Stored data.
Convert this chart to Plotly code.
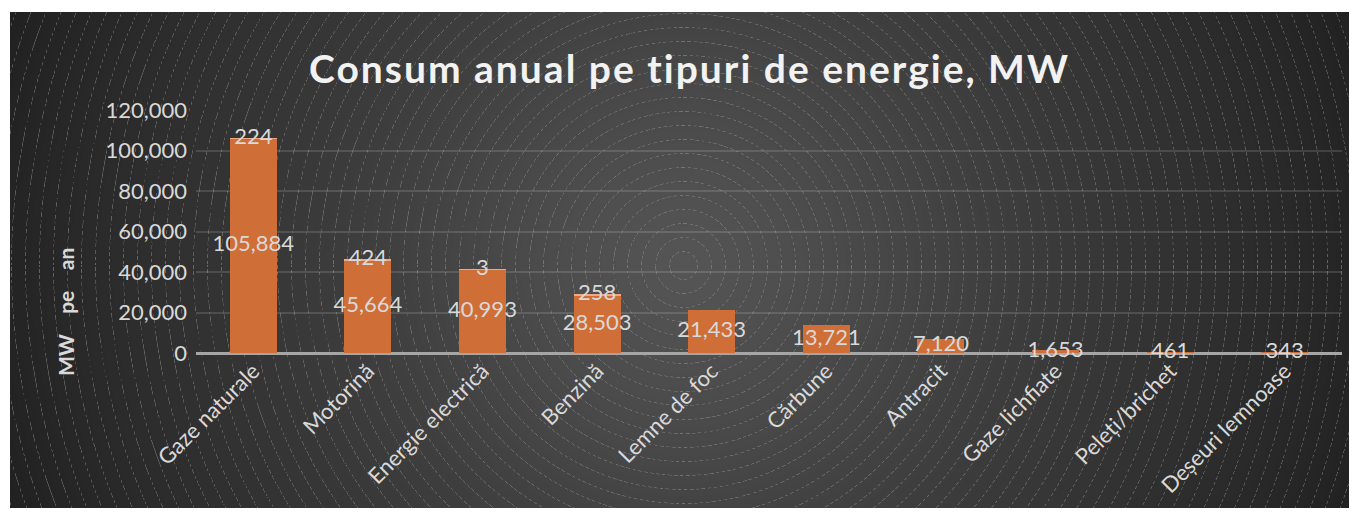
import base64
import struct
import zlib

import numpy as np
import plotly.graph_objects as go

# --- data ---
categories = ["Gaze naturale", "Motorină", "Energie electrică", "Benzină", "Lemne de foc",
              "Cărbune", "Antracit", "Gaze lichfiate", "Peleți/brichet", "Deșeuri lemnoase"]
main_values = [105884, 45664, 40993, 28503, 21433, 13721, 7120, 1653, 461, 343]
extra_values = [224, 424, 3, 258, 0, 0, 0, 0, 0, 0]
y_ticks = [0, 20000, 40000, 60000, 80000, 100000, 120000]

OFF = 8  # page body margin
W, H = 1359 - OFF, 518 - OFF
PL, PR, PT, PB = 196 - OFF, 1342 - OFF, 110 - OFF, 353 - OFF  # plot area in pixels


def png_data_uri(img):
    h, w, _ = img.shape
    raw = b"".join(b"\x00" + img[r].tobytes() for r in range(h))

    def chunk(tag, data):
        c = struct.pack(">I", len(data)) + tag + data
        return c + struct.pack(">I", zlib.crc32(tag + data) & 0xffffffff)

    png = b"\x89PNG\r\n\x1a\n"
    png += chunk(b"IHDR", struct.pack(">IIBBBBB", w, h, 8, 2, 0, 0, 0))
    png += chunk(b"IDAT", zlib.compress(raw, 9))
    png += chunk(b"IEND", b"")
    return "data:image/png;base64," + base64.b64encode(png).decode()


# --- dark background with radial gradient and dashed rings ---
bx0, by0, bx1, by1 = 10 - OFF, 12 - OFF, 1349 - OFF, 508 - OFF
bw, bh = bx1 - bx0, by1 - by0
cx, cy = 683 - OFF - bx0, 265 - OFF - by0
yy, xx = np.mgrid[0:bh, 0:bw].astype(float)
d = np.hypot(xx - cx, yy - cy)
t = np.clip(d / 720.0, 0, 1)
base = 86 * (1 - t) + 33 * t
spacing = 14.0
ring_dist = np.abs(d - np.round(d / spacing) * spacing)
ring = np.clip(1 - ring_dist / 0.7, 0, 1)
theta = np.arctan2(yy - cy, xx - cx)
dash = ((d * theta) % 6.0) < 3.5
ring = ring * dash * (d > 5)
val = base + ring * (150 - base) * 0.55
img = np.clip(np.stack([val, val, val], axis=-1), 0, 255).astype(np.uint8)
bg_uri = png_data_uri(img)


def px_x(x):
    return (x - OFF - PL) / (PR - PL)


def px_y(y):
    return (PB - (y - OFF)) / (PB - PT)


totals = [m + e for m, e in zip(main_values, extra_values)]
label_col = "#d9d9d9"

fig = go.Figure()
fig.add_trace(go.Bar(x=categories, y=main_values, marker=dict(color="#d06e37", line=dict(width=0)),
                     hoverinfo="x+y"))
fig.add_trace(go.Bar(x=categories, y=extra_values, marker=dict(color="#f0a987", line=dict(width=0)),
                     hoverinfo="x+y"))

# value labels
fig.add_trace(go.Scatter(x=categories, y=[v / 2 for v in main_values], mode="text",
                         text=[f"{v:,}" for v in main_values],
                         textfont=dict(family="Lato", size=22, color=label_col),
                         cliponaxis=False, hoverinfo="skip"))
fig.add_trace(go.Scatter(x=categories, y=totals, mode="text",
                         text=[str(e) if e else "" for e in extra_values],
                         textfont=dict(family="Lato", size=22, color=label_col),
                         cliponaxis=False, hoverinfo="skip"))

fig.add_layout_image(dict(source=bg_uri, xref="paper", yref="paper",
                          x=px_x(10), y=px_y(12), sizex=bw / (PR - PL), sizey=bh / (PB - PT),
                          xanchor="left", yanchor="top", sizing="stretch", layer="below"))

fig.add_annotation(text='<span style="letter-spacing:2px"><b>Consum anual pe tipuri de energie, MW</b></span>',
                   xref="paper", yref="paper", x=px_x(689), y=px_y(68),
                   xanchor="center", yanchor="middle", showarrow=False,
                   font=dict(family="Lato", size=39, color="#f2f2f2"))
fig.add_annotation(text="<b>MW    pe    an</b>", xref="paper", yref="paper",
                   x=px_x(65), y=px_y(312), xanchor="center", yanchor="middle",
                   showarrow=False, textangle=-90,
                   font=dict(family="Lato", size=21, color="#d9d9d9"))

fig.update_layout(
    width=W, height=H,
    margin=dict(l=PL, r=W - PR, t=PT, b=H - PB),
    paper_bgcolor="white", plot_bgcolor="rgba(0,0,0,0)",
    barmode="stack", bargap=0.59, showlegend=False,
    font=dict(family="Lato", color=label_col),
)
fig.update_xaxes(tickangle=-45, tickfont=dict(family="Lato", size=22, color=label_col),
                 showgrid=False, showline=False, ticks="", ticklabelstandoff=0)
fig.update_yaxes(range=[0, 120000], tickvals=y_ticks, tickformat=",",
                 tickfont=dict(family="Lato", size=22, color=label_col),
                 showgrid=True, gridcolor="rgba(255,255,255,0.13)", gridwidth=1.5,
                 zeroline=True, zerolinecolor="#a6a6a6", zerolinewidth=2.5,
                 showline=False, ticks="", ticklabelstandoff=8)

fig.write_html("out.html")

Exercise prompt. Pictures stay out. Print the data exactly, from its first line through the line containing "y_ticks = [0, 20000, 40000, 60000, 80000, 100000, 120000]".

Final result.
Convert this chart to Plotly code.
import base64
import struct
import zlib

import numpy as np
import plotly.graph_objects as go

# --- data ---
categories = ["Gaze naturale", "Motorină", "Energie electrică", "Benzină", "Lemne de foc",
              "Cărbune", "Antracit", "Gaze lichfiate", "Peleți/brichet", "Deșeuri lemnoase"]
main_values = [105884, 45664, 40993, 28503, 21433, 13721, 7120, 1653, 461, 343]
extra_values = [224, 424, 3, 258, 0, 0, 0, 0, 0, 0]
y_ticks = [0, 20000, 40000, 60000, 80000, 100000, 120000]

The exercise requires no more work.